The case for keeping New Zealand pristinely nuclear-free may have some holes in it, ethically speaking. Economically, it’s a different story. Richard Meade, an economist with a particular interest in New Zealand’s electricity markets, says nuclear power doesn’t stack up as a reliable solution for the country’s future energy needs. Reactors are massively expensive, take a long time to build and often suffer delays, he says. “They literally can take a couple of decades to get up and running. We’ve got cheaper options available to us, and they’re far less controversial.”

Proponents for nuclear energy often respond to those sorts of arguments by pointing to recent technology developments that have made nuclear energy more accessible. Act’s David Seymour and the retired judge David Harvey have promoted the potential benefits of small modular reactors, which are used in China and Canada. They point out that the reactors can be produced in large quantities in factories, allowing governments to skirt the risk of single custom-built megaprojects and turn nuclear generation into something more like manufacturing.

Meade remains sceptical. Small modular reactors may be promising, but they still haven’t been built and operated economically at scale anywhere in the world, he says. He doesn’t see New Zealand becoming a pioneer in that regard, given we’d be starting from scratch with no existing workforce, safety institutions or nuclear waste management systems. “Even if we didn’t have a very strong political preference against nuclear, it’s not like we’ll be rushing to do nuclear.”

Meade believes we’d be better off investing in more geothermal power generation, even after accounting for future demand escalation from projects like data centres. He touts the potential benefits of supercritical geothermal generation, which involves digging deep into the Earth’s crust to generate potentially massive amounts of energy. “The debate in New Zealand is often not ‘nuclear or more fossil fuels?’ It’s nuclear or more renewables,” he says. “The closest competitor is something like geothermal, and you can build geothermal cheaper than nuclear.” 
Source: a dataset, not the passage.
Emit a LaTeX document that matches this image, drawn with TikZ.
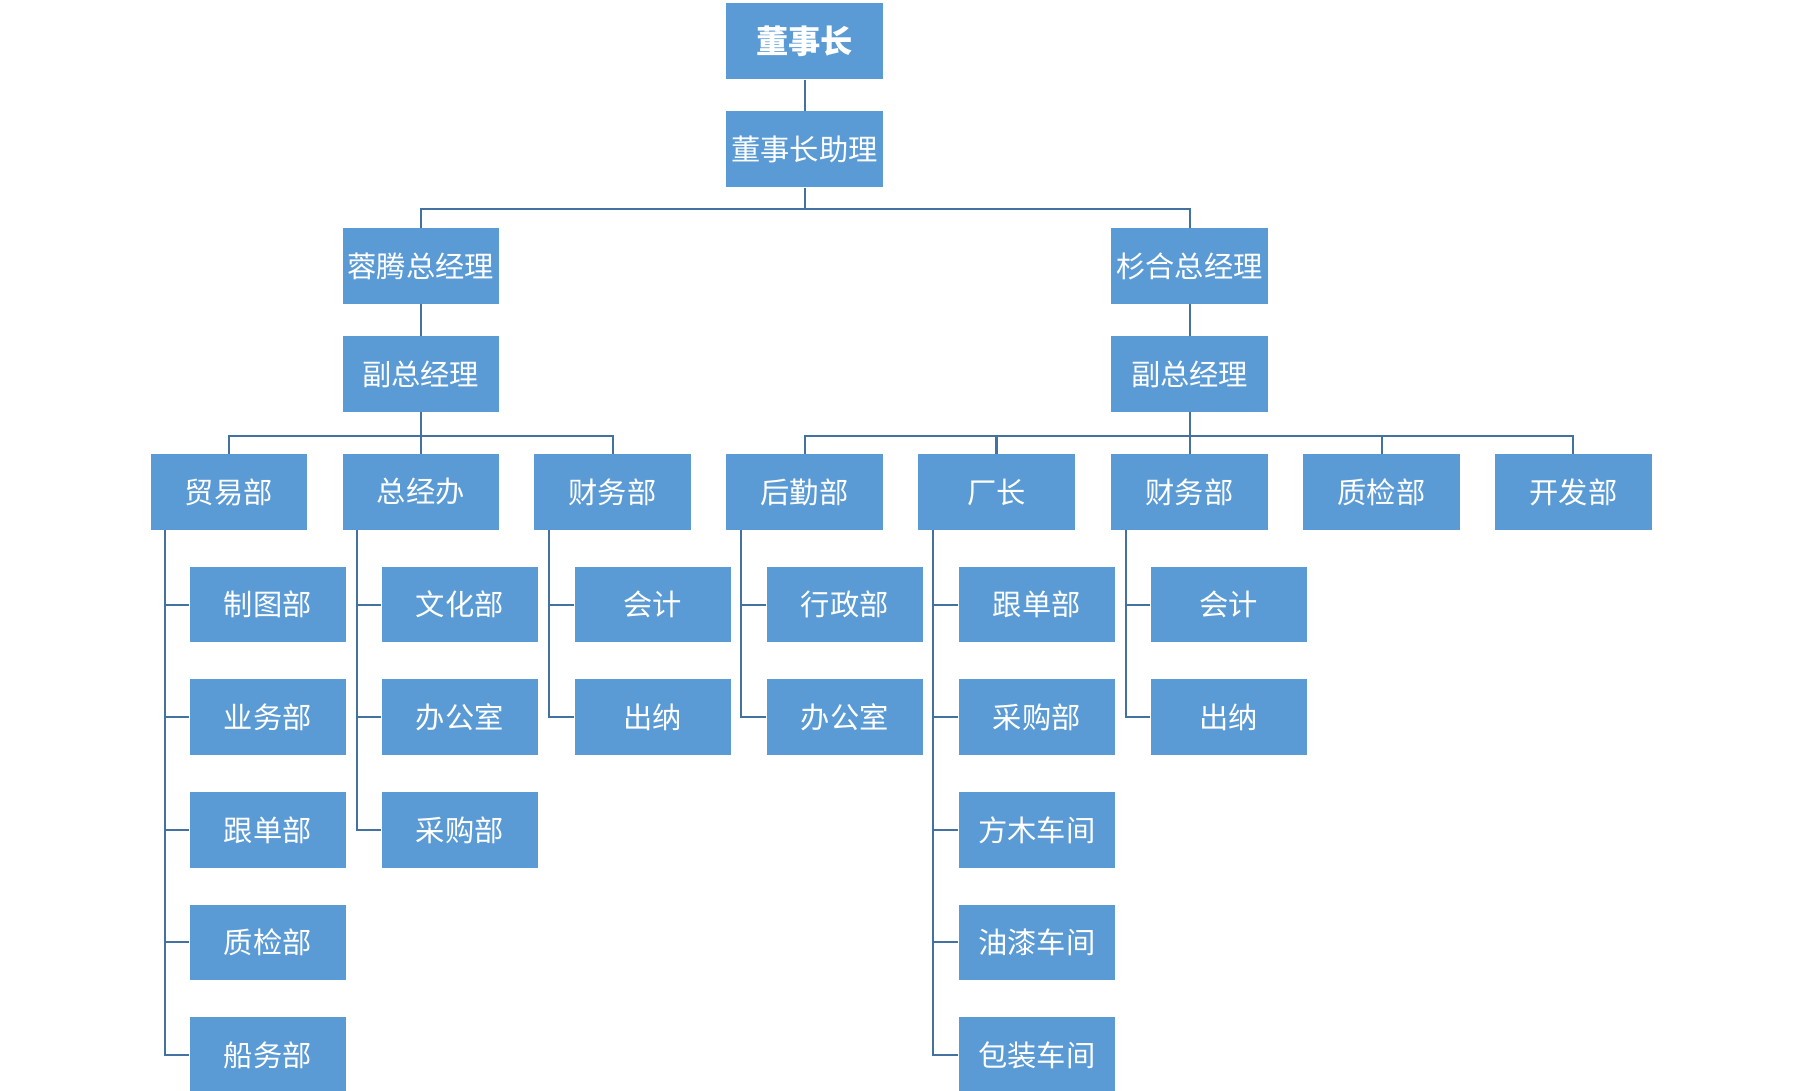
\documentclass[tikz,border=0pt]{standalone}
\usepackage{fontspec}
\newfontfamily\cjk{Noto Sans CJK SC}
\usepackage{tikz}
\usetikzlibrary{positioning}

\definecolor{boxblue}{RGB}{91,155,213}
\definecolor{lineblue}{RGB}{68,114,160}

\tikzset{
  unit/.style={fill=boxblue, text=white, minimum width=2.72cm, minimum height=1.32cm,
    inner sep=0pt, font=\cjk\fontsize{14.5pt}{16pt}\selectfont},
  head/.style={unit, font=\cjk\bfseries\fontsize{16pt}{18pt}\selectfont},
  link/.style={draw=lineblue, line width=0.035cm}
}

\begin{document}
\begin{tikzpicture}[x=0.02cm, y=-0.02cm]
  \useasboundingbox (0,0) rectangle (1560,949); %Fix page size

  \node[head] (ceo)  at (700,36)  {董事长};     %Top of the tree
  \node[unit] (asst) at (700,130) {董事长助理}; %Assistant

  \node[unit] (rt)  at (366,231.5)  {蓉腾总经理}; %Left company
  \node[unit] (sh)  at (1035,231.5) {杉合总经理}; %Right company
  \node[unit] (vpL) at (366,325.5)  {副总经理};   %Left deputy
  \node[unit] (vpR) at (1035,325.5) {副总经理};   %Right deputy

  \node[unit] (trade)   at (199,428)  {贸易部}; %Left departments
  \node[unit] (office)  at (366,428)  {总经办}; %Left departments
  \node[unit] (finL)    at (533,428)  {财务部}; %Left departments
  \node[unit] (logi)    at (700,428)  {后勤部}; %Right departments
  \node[unit] (factory) at (867,428)  {厂长};   %Right departments
  \node[unit] (finR)    at (1035,428) {财务部}; %Right departments
  \node[unit] (qcR)     at (1202,428) {质检部}; %Right departments
  \node[unit] (dev)     at (1369,428) {开发部}; %Right departments

  \node[unit] (draft) at (233,526) {制图部}; %Under trade
  \node[unit] (biz)   at (233,624) {业务部}; %Under trade
  \node[unit] (trackL) at (233,722) {跟单部}; %Under trade
  \node[unit] (qcL)   at (233,820) {质检部}; %Under trade
  \node[unit] (ship)  at (233,918) {船务部}; %Under trade

  \node[unit] (culture) at (400,526) {文化部}; %Under office
  \node[unit] (deskL)   at (400,624) {办公室}; %Under office
  \node[unit] (buyL)    at (400,722) {采购部}; %Under office

  \node[unit] (acctL) at (568,526) {会计}; %Under left finance
  \node[unit] (cashL) at (568,624) {出纳}; %Under left finance

  \node[unit] (admin) at (735,526) {行政部}; %Under logistics
  \node[unit] (deskR) at (735,624) {办公室}; %Under logistics

  \node[unit] (trackR) at (902,526) {跟单部};   %Under factory
  \node[unit] (buyR)   at (902,624) {采购部};   %Under factory
  \node[unit] (wood)   at (902,722) {方木车间}; %Under factory
  \node[unit] (paint)  at (902,820) {油漆车间}; %Under factory
  \node[unit] (pack)   at (902,918) {包装车间}; %Under factory

  \node[unit] (acctR) at (1069,526) {会计}; %Under right finance
  \node[unit] (cashR) at (1069,624) {出纳}; %Under right finance

  \coordinate (busTop) at (700,182);  %Bus under assistant
  \coordinate (busL)   at (366,379);  %Bus under left deputy
  \coordinate (busR)   at (1035,379); %Bus under right deputy

  \draw[link] (ceo) -- (asst);                 %Chairman to assistant
  \draw[link] (asst) -- (busTop);              %Assistant to bus
  \draw[link] (rt) |- (busTop) -| (sh);        %Bus to both companies
  \draw[link] (rt) -- (vpL);                   %Left company to deputy
  \draw[link] (sh) -- (vpR);                   %Right company to deputy

  \draw[link] (vpL) -- (busL);                 %Left deputy to bus
  \draw[link] (trade) |- (busL) -| (finL);     %Left bus ends
  \draw[link] (office) -- (busL);              %Left bus middle
  \draw[link] (vpR) -- (busR);                 %Right deputy to bus
  \draw[link] (logi) |- (busR) -| (dev);       %Right bus ends
  \draw[link] (factory) -- (factory |- busR);  %Right bus drop
  \draw[link] (finR) -- (busR);                %Right bus drop
  \draw[link] (qcR) -- (qcR |- busR);          %Right bus drop

  \draw[link] (trade.south west) ++(13,0) coordinate (tradeT) |- (ship);  %Trade spine
  \foreach \c in {draft,biz,trackL,qcL} \draw[link] (\c) -- (\c -| tradeT); %Trade stubs
  \draw[link] (office.south west) ++(13,0) coordinate (officeT) |- (buyL); %Office spine
  \foreach \c in {culture,deskL} \draw[link] (\c) -- (\c -| officeT);     %Office stubs
  \draw[link] (finL.south west) ++(13,0) coordinate (finLT) |- (cashL);   %Finance spine
  \draw[link] (acctL) -- (acctL -| finLT);                                %Finance stub
  \draw[link] (logi.south west) ++(13,0) coordinate (logiT) |- (deskR);   %Logistics spine
  \draw[link] (admin) -- (admin -| logiT);                                %Logistics stub
  \draw[link] (factory.south west) ++(13,0) coordinate (factT) |- (pack); %Factory spine
  \foreach \c in {trackR,buyR,wood,paint} \draw[link] (\c) -- (\c -| factT); %Factory stubs
  \draw[link] (finR.south west) ++(13,0) coordinate (finRT) |- (cashR);   %Finance spine
  \draw[link] (acctR) -- (acctR -| finRT);                                %Finance stub
\end{tikzpicture}
\end{document}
Simplicity’s chief economist Shamubeel Eaqub agrees. He points out that we already have a highly skilled workforce in geothermal energy generation. Combined with other renewable power sources like solar, it could easily provide enough electricity for the future, he says. “Those are the low-hanging fruit for us, and would provide plenty of base-load energy for New Zealand.”

Though it seems unlikely as things stand, maybe one day New Zealand will have the conversation Penk was talking about. Maybe that could result in a nuclear-powered ship finally entering our waters or one of Australia’s expensive new nuclear submarines docking at our ports. But if many of our energy market experts are to be believed, New Zealand will still stay nuclear free in the ways that matter. Even if politics wasn’t an impossible obstacle, economics almost certainly would be.